* _GIVEN EXERCISE_
Every line of the data that contains the string "chart" must be copied.

* _SUPPLIED INFORMATION_
▬▬▬▬▬▬

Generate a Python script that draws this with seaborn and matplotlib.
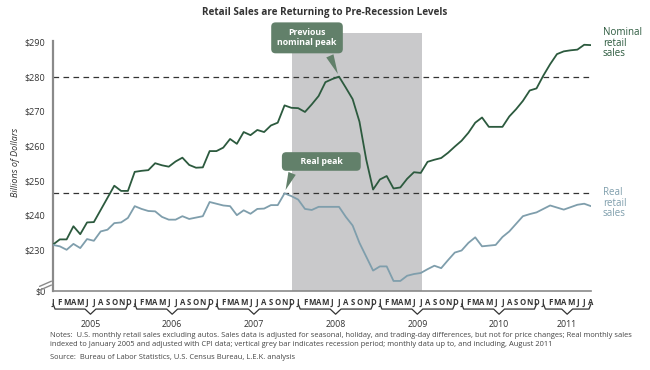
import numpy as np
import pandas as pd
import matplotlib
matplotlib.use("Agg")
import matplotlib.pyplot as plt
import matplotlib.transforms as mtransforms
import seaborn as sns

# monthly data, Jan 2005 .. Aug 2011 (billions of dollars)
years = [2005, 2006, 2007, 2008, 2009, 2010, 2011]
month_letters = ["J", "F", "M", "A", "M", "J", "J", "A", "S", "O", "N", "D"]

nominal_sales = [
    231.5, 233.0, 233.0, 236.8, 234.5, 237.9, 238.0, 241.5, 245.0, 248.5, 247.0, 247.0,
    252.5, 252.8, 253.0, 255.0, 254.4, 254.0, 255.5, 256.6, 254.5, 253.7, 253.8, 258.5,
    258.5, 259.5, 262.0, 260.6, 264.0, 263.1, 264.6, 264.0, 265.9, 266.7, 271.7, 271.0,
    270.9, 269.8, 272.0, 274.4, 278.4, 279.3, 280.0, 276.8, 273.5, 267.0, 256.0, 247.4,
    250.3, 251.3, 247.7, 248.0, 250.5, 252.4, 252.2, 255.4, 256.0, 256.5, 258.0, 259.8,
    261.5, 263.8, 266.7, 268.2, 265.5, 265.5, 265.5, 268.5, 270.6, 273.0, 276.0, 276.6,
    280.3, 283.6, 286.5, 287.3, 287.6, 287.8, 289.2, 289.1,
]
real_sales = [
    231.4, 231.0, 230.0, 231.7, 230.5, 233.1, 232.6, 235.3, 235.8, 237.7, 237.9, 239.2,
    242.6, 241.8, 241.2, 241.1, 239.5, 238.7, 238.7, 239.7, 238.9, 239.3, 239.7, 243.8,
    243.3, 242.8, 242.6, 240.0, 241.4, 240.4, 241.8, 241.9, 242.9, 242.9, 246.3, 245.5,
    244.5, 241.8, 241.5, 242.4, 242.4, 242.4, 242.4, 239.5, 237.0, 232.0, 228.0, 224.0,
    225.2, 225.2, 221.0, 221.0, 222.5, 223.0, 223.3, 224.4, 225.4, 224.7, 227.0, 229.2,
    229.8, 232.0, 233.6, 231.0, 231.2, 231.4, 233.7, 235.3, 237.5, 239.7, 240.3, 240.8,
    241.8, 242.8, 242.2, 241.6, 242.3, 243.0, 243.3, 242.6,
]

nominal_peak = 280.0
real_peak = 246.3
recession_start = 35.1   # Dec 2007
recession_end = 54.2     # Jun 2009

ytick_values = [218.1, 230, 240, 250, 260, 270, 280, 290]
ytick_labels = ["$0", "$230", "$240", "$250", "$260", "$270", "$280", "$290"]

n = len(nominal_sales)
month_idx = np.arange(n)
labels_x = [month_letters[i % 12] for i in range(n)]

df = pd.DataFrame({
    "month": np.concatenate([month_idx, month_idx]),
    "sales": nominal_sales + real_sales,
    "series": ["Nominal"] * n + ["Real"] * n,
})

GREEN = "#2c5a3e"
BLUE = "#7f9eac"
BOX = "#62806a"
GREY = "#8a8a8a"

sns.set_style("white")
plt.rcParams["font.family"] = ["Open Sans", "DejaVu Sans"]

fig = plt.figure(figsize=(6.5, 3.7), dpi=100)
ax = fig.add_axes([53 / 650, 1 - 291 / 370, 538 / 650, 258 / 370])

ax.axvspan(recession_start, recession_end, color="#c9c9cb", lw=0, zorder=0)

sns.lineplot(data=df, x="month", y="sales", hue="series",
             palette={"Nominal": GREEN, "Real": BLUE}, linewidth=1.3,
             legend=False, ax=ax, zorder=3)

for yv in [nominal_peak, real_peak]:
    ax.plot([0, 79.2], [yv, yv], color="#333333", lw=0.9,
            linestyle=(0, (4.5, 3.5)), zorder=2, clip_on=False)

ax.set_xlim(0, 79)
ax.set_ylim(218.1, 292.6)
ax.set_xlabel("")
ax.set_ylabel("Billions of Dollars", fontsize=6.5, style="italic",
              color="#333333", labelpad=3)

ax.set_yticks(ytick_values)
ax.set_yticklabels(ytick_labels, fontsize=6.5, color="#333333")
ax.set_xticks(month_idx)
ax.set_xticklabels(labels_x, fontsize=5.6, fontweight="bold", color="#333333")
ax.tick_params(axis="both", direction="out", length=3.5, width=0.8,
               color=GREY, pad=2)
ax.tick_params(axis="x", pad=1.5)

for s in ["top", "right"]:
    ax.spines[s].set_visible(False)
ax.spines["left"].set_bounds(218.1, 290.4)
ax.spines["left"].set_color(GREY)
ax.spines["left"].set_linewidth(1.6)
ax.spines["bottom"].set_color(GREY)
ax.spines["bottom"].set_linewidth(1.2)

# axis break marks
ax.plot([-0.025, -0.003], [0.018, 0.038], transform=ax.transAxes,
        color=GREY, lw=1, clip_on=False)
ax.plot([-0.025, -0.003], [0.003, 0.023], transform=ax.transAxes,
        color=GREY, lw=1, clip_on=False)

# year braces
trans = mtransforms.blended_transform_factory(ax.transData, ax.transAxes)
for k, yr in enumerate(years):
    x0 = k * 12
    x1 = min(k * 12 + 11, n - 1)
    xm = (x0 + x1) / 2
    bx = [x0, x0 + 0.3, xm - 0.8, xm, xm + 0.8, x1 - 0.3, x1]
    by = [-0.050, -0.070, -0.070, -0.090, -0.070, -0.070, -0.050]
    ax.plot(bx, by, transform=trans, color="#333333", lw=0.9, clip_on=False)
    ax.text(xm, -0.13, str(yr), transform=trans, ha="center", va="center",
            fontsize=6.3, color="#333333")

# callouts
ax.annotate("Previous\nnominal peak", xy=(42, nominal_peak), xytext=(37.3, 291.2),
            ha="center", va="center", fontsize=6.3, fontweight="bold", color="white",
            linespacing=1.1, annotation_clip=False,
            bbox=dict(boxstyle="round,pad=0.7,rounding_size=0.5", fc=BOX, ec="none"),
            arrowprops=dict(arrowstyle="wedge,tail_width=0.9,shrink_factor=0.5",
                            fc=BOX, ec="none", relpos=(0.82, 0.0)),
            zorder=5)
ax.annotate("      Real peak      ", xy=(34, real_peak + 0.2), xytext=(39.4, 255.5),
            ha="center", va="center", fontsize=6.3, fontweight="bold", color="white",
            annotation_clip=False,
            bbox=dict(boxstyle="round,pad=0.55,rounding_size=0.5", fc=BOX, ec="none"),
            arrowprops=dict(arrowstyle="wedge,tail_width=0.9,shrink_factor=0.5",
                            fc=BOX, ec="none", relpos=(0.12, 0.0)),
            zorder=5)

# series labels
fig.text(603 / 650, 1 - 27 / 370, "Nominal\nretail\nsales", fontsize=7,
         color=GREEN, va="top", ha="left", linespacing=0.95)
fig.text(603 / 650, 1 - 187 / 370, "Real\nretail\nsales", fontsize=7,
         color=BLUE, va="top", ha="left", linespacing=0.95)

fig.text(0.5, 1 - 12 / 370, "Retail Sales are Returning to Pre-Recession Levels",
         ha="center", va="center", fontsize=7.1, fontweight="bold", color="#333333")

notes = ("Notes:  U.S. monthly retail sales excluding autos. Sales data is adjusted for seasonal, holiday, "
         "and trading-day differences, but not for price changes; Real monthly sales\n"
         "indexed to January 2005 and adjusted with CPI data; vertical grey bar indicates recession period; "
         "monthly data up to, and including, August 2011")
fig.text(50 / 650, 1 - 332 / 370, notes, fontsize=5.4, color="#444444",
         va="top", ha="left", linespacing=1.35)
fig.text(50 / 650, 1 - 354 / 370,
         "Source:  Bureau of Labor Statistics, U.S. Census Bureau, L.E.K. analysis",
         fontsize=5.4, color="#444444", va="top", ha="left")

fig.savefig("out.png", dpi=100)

▬▬▬▬▬▬

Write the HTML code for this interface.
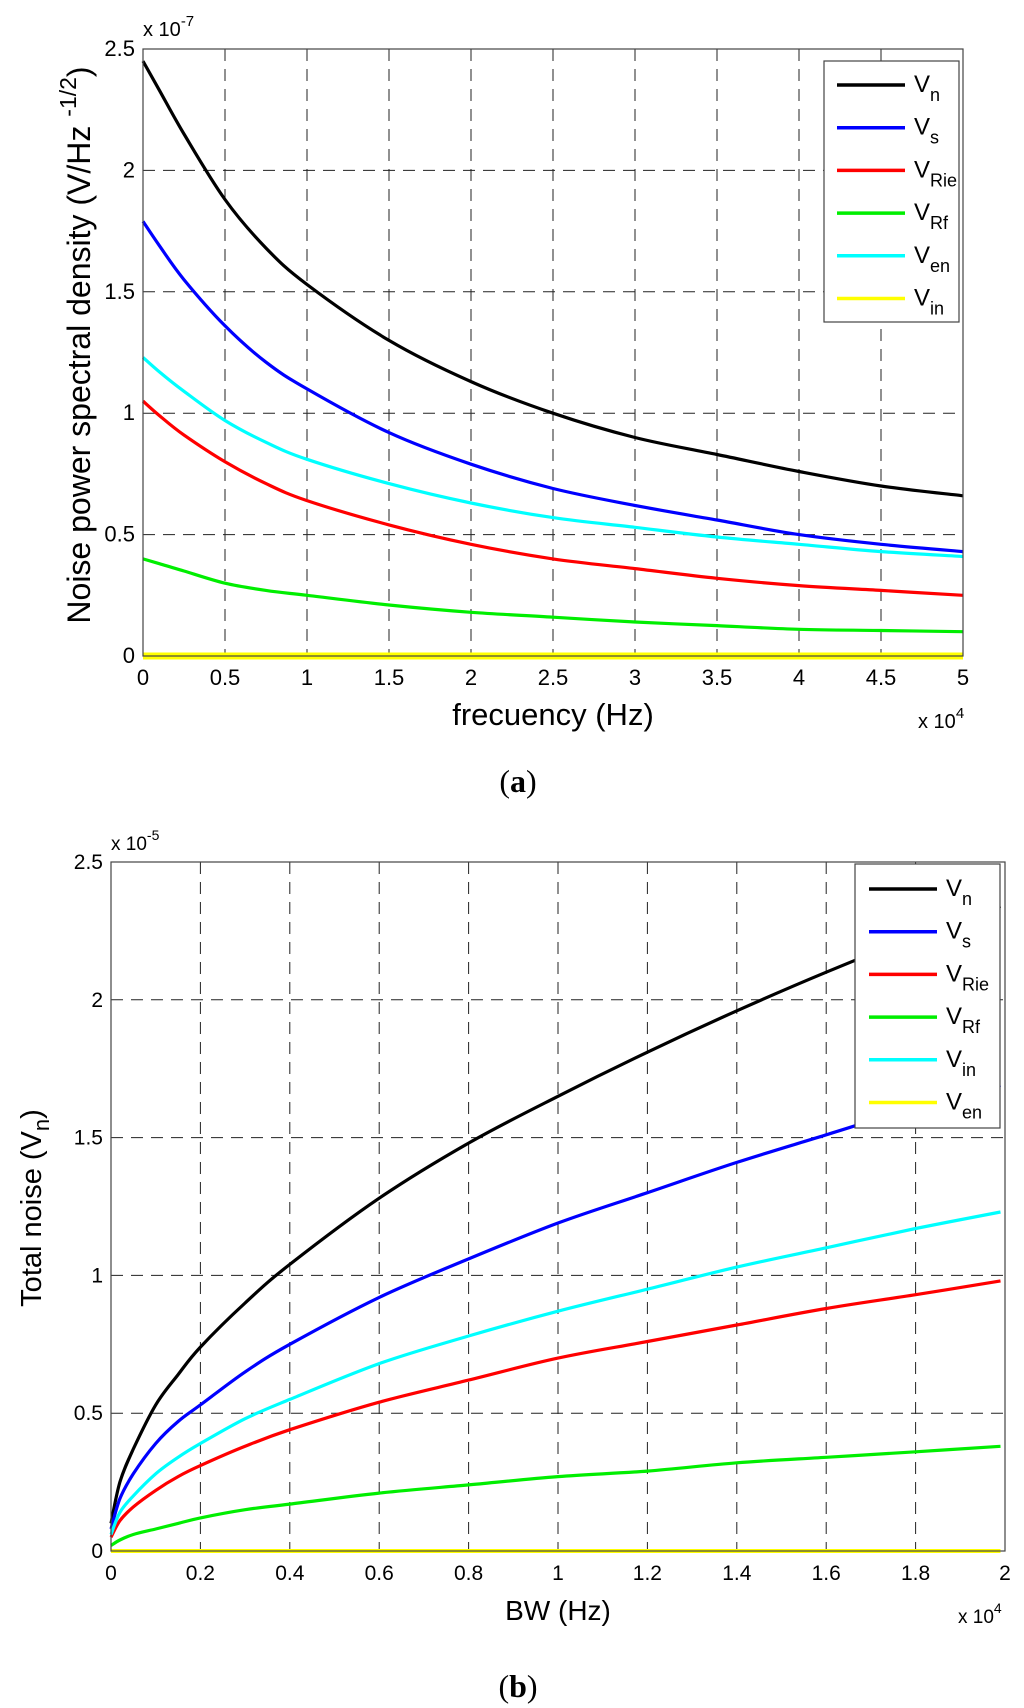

▬▬▬▬▬▬

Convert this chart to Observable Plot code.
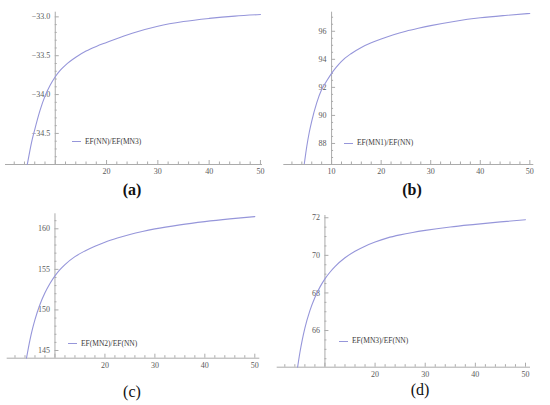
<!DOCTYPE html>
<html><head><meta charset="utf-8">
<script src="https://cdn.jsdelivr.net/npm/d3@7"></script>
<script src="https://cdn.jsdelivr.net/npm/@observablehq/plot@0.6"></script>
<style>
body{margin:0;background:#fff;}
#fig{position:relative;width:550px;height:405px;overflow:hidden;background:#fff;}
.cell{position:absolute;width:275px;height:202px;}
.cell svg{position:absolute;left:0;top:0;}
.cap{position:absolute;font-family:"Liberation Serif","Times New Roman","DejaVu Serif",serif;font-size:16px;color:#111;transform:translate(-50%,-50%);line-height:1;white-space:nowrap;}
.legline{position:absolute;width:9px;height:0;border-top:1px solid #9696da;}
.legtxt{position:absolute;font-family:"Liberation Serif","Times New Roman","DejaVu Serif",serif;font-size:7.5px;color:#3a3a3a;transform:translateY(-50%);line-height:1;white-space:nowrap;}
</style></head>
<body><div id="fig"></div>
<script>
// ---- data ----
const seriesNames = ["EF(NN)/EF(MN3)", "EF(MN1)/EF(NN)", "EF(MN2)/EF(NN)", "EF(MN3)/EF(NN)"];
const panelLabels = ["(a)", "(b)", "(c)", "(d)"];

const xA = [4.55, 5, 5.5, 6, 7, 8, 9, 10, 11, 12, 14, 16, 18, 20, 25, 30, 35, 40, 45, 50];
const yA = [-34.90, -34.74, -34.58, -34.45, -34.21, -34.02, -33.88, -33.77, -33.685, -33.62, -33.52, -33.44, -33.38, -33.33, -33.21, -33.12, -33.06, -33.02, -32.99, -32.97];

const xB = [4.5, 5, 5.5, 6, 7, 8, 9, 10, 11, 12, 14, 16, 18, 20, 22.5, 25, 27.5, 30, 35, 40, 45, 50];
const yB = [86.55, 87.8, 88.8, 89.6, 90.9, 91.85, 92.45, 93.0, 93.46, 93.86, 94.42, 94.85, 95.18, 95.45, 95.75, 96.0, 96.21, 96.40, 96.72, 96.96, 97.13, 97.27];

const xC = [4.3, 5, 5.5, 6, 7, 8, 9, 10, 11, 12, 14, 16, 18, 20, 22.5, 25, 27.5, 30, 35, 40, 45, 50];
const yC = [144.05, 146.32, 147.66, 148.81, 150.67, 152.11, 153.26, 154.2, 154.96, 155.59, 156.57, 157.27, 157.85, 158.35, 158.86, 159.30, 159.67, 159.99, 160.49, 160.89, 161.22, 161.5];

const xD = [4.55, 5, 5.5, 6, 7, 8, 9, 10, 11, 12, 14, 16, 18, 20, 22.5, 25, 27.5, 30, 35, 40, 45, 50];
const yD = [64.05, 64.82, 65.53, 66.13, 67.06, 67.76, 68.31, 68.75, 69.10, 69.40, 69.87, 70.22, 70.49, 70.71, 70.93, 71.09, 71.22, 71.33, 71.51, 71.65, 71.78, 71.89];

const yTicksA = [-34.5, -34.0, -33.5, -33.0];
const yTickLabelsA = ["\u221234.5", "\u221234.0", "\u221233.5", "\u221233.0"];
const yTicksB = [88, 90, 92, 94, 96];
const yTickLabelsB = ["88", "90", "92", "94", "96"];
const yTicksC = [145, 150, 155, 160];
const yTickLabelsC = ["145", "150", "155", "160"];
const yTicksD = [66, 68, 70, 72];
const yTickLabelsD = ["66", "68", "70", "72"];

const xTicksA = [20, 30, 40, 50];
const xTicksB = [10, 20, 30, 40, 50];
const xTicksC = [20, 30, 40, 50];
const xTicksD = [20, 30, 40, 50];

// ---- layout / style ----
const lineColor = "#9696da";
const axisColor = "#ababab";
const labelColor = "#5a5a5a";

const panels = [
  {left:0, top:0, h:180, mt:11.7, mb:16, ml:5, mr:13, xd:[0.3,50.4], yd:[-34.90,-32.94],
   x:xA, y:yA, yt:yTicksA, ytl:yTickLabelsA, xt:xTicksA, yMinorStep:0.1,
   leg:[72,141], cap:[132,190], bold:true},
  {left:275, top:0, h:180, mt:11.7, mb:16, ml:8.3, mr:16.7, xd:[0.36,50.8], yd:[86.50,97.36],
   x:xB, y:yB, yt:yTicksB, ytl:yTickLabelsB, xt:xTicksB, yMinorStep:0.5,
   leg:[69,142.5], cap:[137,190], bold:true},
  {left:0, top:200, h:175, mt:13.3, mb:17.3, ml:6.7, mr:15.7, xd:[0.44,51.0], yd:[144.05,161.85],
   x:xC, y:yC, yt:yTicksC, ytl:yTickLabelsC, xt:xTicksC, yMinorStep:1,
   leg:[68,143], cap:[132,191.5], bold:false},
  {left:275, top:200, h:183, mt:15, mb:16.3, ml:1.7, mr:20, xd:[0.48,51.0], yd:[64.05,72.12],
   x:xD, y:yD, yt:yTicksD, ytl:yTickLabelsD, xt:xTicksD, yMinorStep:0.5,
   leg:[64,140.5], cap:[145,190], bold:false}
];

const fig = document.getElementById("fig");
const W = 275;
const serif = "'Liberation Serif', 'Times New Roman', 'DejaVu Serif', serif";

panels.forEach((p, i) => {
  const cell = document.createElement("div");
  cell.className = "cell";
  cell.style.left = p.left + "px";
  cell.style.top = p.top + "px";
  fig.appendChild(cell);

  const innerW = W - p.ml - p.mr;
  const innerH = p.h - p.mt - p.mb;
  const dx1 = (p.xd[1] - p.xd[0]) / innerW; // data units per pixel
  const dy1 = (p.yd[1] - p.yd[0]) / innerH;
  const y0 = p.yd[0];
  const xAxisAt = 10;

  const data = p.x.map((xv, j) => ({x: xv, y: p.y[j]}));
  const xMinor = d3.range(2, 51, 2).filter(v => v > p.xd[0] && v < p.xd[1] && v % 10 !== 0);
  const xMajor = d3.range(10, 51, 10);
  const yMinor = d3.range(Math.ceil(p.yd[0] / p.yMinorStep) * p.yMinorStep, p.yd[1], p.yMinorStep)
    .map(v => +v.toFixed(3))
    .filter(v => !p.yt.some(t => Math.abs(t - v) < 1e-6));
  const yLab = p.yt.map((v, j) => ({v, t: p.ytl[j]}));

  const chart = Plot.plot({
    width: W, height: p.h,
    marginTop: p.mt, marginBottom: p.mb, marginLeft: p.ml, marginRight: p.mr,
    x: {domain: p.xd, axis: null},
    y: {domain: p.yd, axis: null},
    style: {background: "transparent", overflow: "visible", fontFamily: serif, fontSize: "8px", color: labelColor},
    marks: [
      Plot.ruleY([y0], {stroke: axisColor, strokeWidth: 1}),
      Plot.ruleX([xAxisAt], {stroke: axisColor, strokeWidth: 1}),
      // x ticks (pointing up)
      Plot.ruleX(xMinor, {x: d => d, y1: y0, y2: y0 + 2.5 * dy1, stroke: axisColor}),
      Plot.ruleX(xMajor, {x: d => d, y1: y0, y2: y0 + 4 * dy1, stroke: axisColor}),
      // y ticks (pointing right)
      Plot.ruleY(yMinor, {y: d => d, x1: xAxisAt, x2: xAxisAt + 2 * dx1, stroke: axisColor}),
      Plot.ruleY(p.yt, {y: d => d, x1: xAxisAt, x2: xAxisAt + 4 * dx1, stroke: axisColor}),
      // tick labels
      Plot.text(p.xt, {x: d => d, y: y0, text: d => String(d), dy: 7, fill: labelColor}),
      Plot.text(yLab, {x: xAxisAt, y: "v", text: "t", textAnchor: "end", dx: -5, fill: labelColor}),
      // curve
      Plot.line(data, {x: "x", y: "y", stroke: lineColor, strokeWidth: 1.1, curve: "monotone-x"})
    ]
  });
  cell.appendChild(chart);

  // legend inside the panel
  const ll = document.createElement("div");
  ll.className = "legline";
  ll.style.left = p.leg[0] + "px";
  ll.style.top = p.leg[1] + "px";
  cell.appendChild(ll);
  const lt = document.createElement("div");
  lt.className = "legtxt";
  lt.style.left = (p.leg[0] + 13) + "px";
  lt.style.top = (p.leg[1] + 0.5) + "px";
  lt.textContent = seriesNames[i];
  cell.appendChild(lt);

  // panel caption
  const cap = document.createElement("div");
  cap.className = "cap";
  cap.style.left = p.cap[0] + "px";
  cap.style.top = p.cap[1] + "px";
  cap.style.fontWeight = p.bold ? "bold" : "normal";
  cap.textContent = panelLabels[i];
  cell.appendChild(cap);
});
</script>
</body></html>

▬▬▬▬▬▬

* _SOLUTION FOR THIS EXERCISE_
Convert this chart to Observable Plot code.
  const chart = Plot.plot({
  cell.appendChild(chart);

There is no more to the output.